Sie ist sich sicher, von Einzelfällen kann man hier nicht mehr sprechen. "Dafür sind es einfach zu viele. Und wir sehen eben diese strukturellen Abläufe. Und wir sehen auch typische Eskalationen, Verläufe, die immer wieder vorkommen in bestimmten Situationen. Klar, es gibt bestimmte Konflikte, Ereignisse, Demonstrationen, Fußballspiele und so weiter, sodass es hier definitiv Strukturen gibt, die problematisch sind. Insgesamt würde ich sagen, dass wir in Deutschland vielleicht nicht die höchsten Zahlen an rechtswidriger Polizeigewalt haben, zum Beispiel im Vergleich zu den USA. Aber wir haben definitiv ein Problem mit der Aufklärung von diesen Fällen", so Abdul-Rahman.
Den Forschern ist eines wichtig zu betonen: Auch wenn es sich um ein strukturelles Problem in der Polizeipraxis handele, heiße das nicht, dass die gesamte Polizei davon betroffen ist oder gezielt so handelt. Oft seien es auch unterbewusste Stereotypen oder Handlungsmechanismen, die zu Diskriminierung führen könnten. Das müsse dann aber aufgearbeitet und reflektiert werden.
Auch Michael Mertens von der GdP räumt ein: "Ich finde, wir können als Polizei und als Staat gerade bei dieser sensiblen Frage besser werden. Auf allen Seiten.
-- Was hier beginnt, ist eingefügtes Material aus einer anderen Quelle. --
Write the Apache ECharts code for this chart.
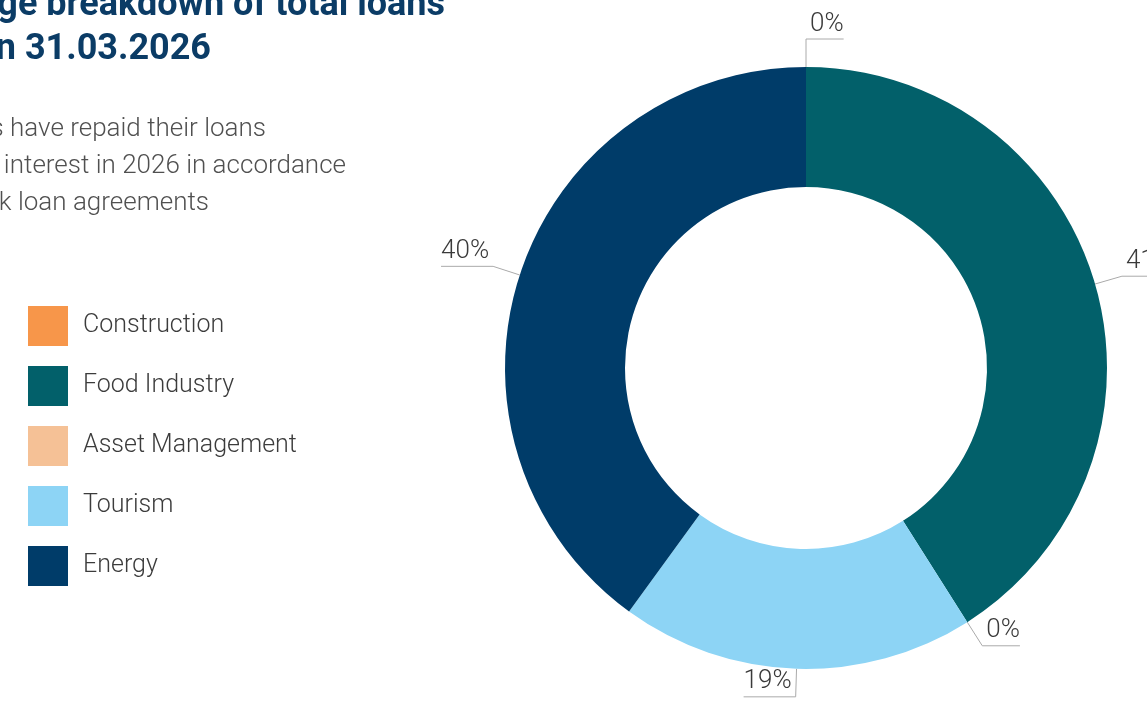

Wir müssen das Thema offen diskutieren, ohne Emotionen." Mertens sieht die Bekämpfung von Rassismus vor allem als Aufgabe der polizeilichen Aus- und Fortbildung.
Laila Abdul-Rahman zieht dieses Fazit: "Allein dadurch, dass die Polizei das Gewaltmonopol ausübt und Gewalt anwenden darf, ist es für diese Institution noch einmal besonders wichtig, sich dem Thema zu stellen und die strukturellen Probleme, die definitiv da sind, anzugehen." Die vorgelegte Studie sei ein erster Schritt.